Counting attendees at a massive festival: individual counting requires massive infrastructure for millions of attendees. Sampling small areas and extrapolating fails with uneven crowd distribution. The drone approach: fly overhead, observe crowd patterns, estimate total from clever observations with minimal data. That’s HyperLogLog: a probabilistic algorithm estimating cardinality of huge sets using logarithmic space.
The Counting Challenge
Individual counting at scale requires infrastructure: thousands of counters, database storing millions of attendee IDs, prevention of double counting. For 10 million attendees, you need gigabytes of memory and hours of processing time.
Statistical sampling seems smarter: count 1% of the area, find 1,000 people, estimate 100,000 total. But crowds cluster near stages and sparse in back areas. Sampling fails with non-uniform distribution.
The Drone Observer Method
HyperLogLog exploits a mathematical insight about random data.
The Leading Zeros Insight
Hash each person to a random binary ID. Track the maximum number of leading zeros observed.
- Person A: 11010110… (0 leading zeros)
- Person B: 01101011… (1 leading zero)
- Person C: 00110101… (2 leading zeros)
- Person D: 00001101… (4 leading zeros)
If you see k leading zeros, you expect roughly one occurrence per 2^(k+1) items. Maximum k across all items indicates scale.
This diagram requires JavaScript.
Enable JavaScript in your browser to use this feature.
Multi-Drone Approach
One observation is noisy. Use multiple independent hash buckets (16,384 by default). Each tracks maximum leading zeros in its subset. Combine with harmonic mean to reduce outlier impact.
Real-World Applications
Website Unique Visitors
Traditional approach: store every IP seen, 100 million unique visitors needs 400MB+ memory, exact count.
HyperLogLog approach: hash each IP, update registers, 16KB memory total, ~2% error. Memory reduced 25,000x.
Database Cardinality
COUNT(DISTINCT user_id) requires full table scan and hash table proportional to cardinality. HyperLogLog sketch streams once, fixed memory usage, good enough for query planning.
Real-time Analytics
Traditional approach: unbounded memory growth as unique items accumulate. Eventually crashes or drops old data.
HyperLogLog: fixed 16KB per metric, handles infinite streams, merges time windows, scales indefinitely.
Mathematics
Probability Distribution
Probability of 0 leading zeros: 50% Probability of 1 leading zero: 25% Probability of k leading zeros: 1/2^(k+1)
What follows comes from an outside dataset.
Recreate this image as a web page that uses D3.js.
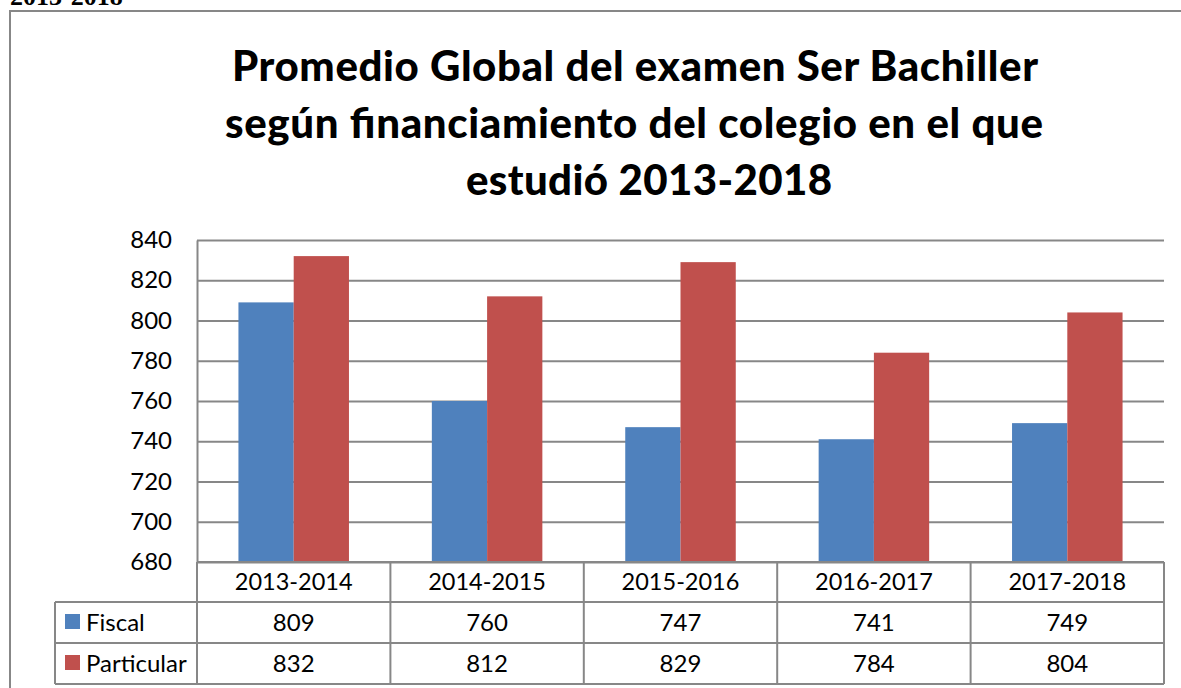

If you observe k leading zeros maximum, expected cardinality is approximately 2^(k+1).
Register Array
m registers (typically 2^14 = 16,384), each stores maximum leading zeros seen for its bucket. Total memory ~16KB regardless of cardinality.
Error Bounds
Standard error: 1.04/√m. With 16,384 registers: ~0.81% error. Error is proportional to 1/√m, so quadrupling registers halves the error.
Advanced Techniques
Bias Correction
Small cardinalities overestimate. Use empirical bias correction tables for the 0-10k range, smooth transition to normal formula above that.
Sparse Representation
Early in a sketch, few registers are non-zero. Store only non-zero registers until dense representation becomes more efficient.
Merging Sketches
Combine sketches via element-wise maximum of registers. Union works perfectly, intersection is approximate.
HyperLogLog++
Google’s improvements: better hash function (64-bit), improved bias correction, sparse representation. Same memory, higher accuracy.
Common Challenges
Hash Function Quality
Bad hash = bad estimates. Sequential IDs poorly hashed produce massive errors. Use MurmurHash3 or similar quality hash functions.
Merge Precision Loss
Merging increases error slightly. Individual exact counts cannot be recovered from union. Design queries for approximate answers.
Cardinality Only
HyperLogLog counts unique items. It cannot tell you which items, or answer “how many red items”. Only the count of distinct values.
Update-Only Nature
Items cannot be removed. Deletions would require knowing if any items remain with that hash. Use time-bucketed sketches for sliding windows.
When HyperLogLog Works
HyperLogLog fits:
- Unique counting where exactness isn’t required
- Memory-constrained environments
- Streaming data with infinite cardinality
- Scenarios where 2% error is acceptable
HyperLogLog fails for:
- Applications requiring exact counts
- Small cardinalities where bias correction matters more
- When you need the actual items, not just counts
Decision Rules
Use HyperLogLog when:
- You need to count uniques at scale
- 2% error is acceptable
- Memory is constrained
- You’re counting streaming data
Use exact counting when:
- Accuracy must be 100%
- Dataset is small enough for exact counting
- You need to know which items exist
- Regulatory requirements mandate exactness
The drones observe patterns. Maximum leading zeros indicates crowd size. Probabilistic counting becomes practical.